NHS in Scotland 'facing more cost pressures'
- 16 December 2010
- From the section Scotland
Scotland's health service is performing well but still faces unprecedented financial pressures, an independent report has concluded.
Audit Scotland said last year all NHS bodies met their financial targets.
The public spending watchdog found the service underspent by £43m - about 0.4% of its £10.9bn budget in 2009/10.
But the report warned patients' demands on services were increasing and cost pressures such as pay, fuel and drug prescribing were expected to rise.
At the same time, it said, the year-on-year increase in funding for the health service was slowing down, meaning that all NHS bodies will have to find "significantly more financial savings" to deliver the same level of quality provided in previous years.
Auditor General for Scotland Robert Black said: "In 2009/10 NHS bodies continued their good financial performance of recent years, with all boards ending the year within budget.
"However, they have had to find significant savings to balance their budgets and will need to find even more to continue to do so.
"While the NHS budget will rise in 2011/12, this will be a far smaller increase than in previous years and is likely to be outstripped by rises in demand and cost pressures."
He added: "The health service is taking action to meet the longer term financial challenges. But for these to be successful, it needs good workforce planning, better information on costs, quality and activity, close partnership working and sound leadership."
Health Secretary Nicola Sturgeon welcomed the report.
Ms Sturgeon said: "It is clear the pressure on NHS finances will continue to increase but I am confident that the health service is prepared for the challenges ahead.
"We will work with health boards to eliminate waste and encourage modernisation programmes to increase productivity and efficiency gains, while enhancing the quality of care.
"The priority for health boards must be to deliver key frontline services as efficiently and cost-effectively as possible."
Labour's health spokeswoman Jackie Baillie said the SNP government was "making the problem worse by getting its priorities so badly wrong".
She continued: "It simply doesn't make sense that nurses and midwives are bearing the brunt of the cuts.
"When money is tight we need to ensure that resources go to the frontline where they are needed most. That is why Labour is proposing to save money on bureaucracy by cutting the number of special health boards."
Conservative health spokesman Murdo Fraser said NHS bodies deserved recognition for meeting all their targets.
He commented: "However, we can do more and must not be complacent. Scottish Conservatives are committed to protecting the health budget, but we want to find efficiencies and divert funds to frontline services."
Liberal Democrat finance spokesman Jeremy Purvis said although NHS budgets were tight, there was "definitely room" to save public money so that it could be spent more effectively on frontline services.
He continued: "We want to see better management and purchasing of drugs to bring the bill down by 2.5% year on year.
"There are other areas where money can be saved. NHS top pay is three times higher under the SNP and the highest paid staff in the NHS will still keep £26m of bonuses next year.
"If we tackle these issues now, we can free up valuable resources for the NHS in years to come."

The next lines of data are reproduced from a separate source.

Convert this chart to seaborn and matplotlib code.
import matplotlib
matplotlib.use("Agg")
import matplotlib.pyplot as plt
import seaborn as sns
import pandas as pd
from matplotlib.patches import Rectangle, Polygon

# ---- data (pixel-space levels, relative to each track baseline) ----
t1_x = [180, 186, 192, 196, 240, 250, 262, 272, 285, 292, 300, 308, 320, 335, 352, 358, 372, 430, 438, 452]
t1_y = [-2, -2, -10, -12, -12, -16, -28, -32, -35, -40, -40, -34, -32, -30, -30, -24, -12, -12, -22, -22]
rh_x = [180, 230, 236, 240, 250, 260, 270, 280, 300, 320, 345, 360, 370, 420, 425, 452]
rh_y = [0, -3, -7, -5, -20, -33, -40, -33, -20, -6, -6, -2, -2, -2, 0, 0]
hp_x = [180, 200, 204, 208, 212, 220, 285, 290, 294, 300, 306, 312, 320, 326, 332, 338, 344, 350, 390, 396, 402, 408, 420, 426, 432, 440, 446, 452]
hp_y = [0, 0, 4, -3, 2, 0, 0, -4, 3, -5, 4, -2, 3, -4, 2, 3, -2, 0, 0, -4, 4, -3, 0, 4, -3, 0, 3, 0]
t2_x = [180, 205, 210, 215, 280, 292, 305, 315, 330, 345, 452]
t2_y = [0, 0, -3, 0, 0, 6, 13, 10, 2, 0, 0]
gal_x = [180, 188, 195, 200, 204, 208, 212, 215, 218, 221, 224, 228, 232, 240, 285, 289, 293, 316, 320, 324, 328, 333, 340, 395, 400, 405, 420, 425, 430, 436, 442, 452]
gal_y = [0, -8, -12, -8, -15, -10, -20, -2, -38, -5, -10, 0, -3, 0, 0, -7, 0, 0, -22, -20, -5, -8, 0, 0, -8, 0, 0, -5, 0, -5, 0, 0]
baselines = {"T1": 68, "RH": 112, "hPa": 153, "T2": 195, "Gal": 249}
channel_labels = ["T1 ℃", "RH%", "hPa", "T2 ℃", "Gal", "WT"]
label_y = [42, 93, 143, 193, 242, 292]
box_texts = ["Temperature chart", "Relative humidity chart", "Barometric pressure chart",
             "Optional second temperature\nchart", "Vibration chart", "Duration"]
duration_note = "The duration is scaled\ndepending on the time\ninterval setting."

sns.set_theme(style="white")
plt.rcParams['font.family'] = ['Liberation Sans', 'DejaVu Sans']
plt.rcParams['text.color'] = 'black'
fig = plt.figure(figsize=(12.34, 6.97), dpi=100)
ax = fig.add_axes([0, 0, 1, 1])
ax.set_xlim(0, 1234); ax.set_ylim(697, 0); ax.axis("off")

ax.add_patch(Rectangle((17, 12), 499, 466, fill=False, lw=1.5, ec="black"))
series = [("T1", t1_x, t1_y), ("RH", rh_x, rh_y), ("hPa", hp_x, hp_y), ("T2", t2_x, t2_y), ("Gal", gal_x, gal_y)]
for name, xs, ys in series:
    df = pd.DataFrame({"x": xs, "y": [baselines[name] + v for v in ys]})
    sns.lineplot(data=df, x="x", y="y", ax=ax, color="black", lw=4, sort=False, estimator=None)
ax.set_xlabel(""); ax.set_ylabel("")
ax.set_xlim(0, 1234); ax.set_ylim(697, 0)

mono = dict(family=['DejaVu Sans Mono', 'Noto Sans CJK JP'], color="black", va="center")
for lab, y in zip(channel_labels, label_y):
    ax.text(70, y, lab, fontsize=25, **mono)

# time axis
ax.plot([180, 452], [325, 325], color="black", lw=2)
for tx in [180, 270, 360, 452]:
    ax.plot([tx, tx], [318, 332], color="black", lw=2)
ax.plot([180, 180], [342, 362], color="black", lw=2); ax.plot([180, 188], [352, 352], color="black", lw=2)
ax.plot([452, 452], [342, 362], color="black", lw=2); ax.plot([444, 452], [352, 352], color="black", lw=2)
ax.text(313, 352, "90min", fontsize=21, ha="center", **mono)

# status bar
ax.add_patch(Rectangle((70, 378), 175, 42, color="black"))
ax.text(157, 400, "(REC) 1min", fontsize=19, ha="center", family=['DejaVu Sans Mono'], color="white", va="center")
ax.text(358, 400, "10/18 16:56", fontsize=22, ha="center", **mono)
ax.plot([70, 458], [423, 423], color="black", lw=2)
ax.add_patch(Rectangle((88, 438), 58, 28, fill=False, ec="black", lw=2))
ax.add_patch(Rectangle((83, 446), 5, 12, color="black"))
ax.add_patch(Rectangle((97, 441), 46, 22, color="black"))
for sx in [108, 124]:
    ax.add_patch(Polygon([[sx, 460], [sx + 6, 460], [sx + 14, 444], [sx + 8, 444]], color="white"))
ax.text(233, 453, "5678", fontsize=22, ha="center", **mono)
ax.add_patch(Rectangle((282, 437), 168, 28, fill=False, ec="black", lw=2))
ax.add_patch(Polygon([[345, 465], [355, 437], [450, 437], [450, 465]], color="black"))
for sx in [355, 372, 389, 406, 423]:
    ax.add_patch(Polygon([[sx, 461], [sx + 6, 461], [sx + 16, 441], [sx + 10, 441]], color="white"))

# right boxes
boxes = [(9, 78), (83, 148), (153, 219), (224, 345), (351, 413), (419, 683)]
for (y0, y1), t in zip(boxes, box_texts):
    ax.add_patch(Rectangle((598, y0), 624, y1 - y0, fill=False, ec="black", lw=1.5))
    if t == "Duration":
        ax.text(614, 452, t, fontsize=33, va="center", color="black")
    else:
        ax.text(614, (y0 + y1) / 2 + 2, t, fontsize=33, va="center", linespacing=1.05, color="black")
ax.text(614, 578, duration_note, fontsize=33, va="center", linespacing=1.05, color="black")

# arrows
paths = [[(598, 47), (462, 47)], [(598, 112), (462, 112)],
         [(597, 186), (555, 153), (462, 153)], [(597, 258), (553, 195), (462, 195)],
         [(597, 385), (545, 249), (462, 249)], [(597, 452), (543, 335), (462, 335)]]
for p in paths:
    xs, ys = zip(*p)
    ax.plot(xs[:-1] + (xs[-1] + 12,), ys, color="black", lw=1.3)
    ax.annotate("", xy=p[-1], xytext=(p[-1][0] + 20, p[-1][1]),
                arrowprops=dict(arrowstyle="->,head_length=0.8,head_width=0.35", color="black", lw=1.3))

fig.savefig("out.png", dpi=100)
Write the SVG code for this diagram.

The Royal College of Nursing (RCN) said the report confirmed the findings of its own report - Taking the Pulse of NHS Scotland - which was published last week.
RCN director Theresa Fyffe said: "We agree with Audit Scotland that the level of financial information that health boards provide must be improved and must be linked to their workforce plans, given the need to ensure that the NHS has enough staff.
"Indeed, Audit Scotland has backed up our call for health boards to use the nationally agreed workforce and workload planning tools.
"This would ensure that Scotland has enough nurses with the right skills working in the right places to meet growing patient demand."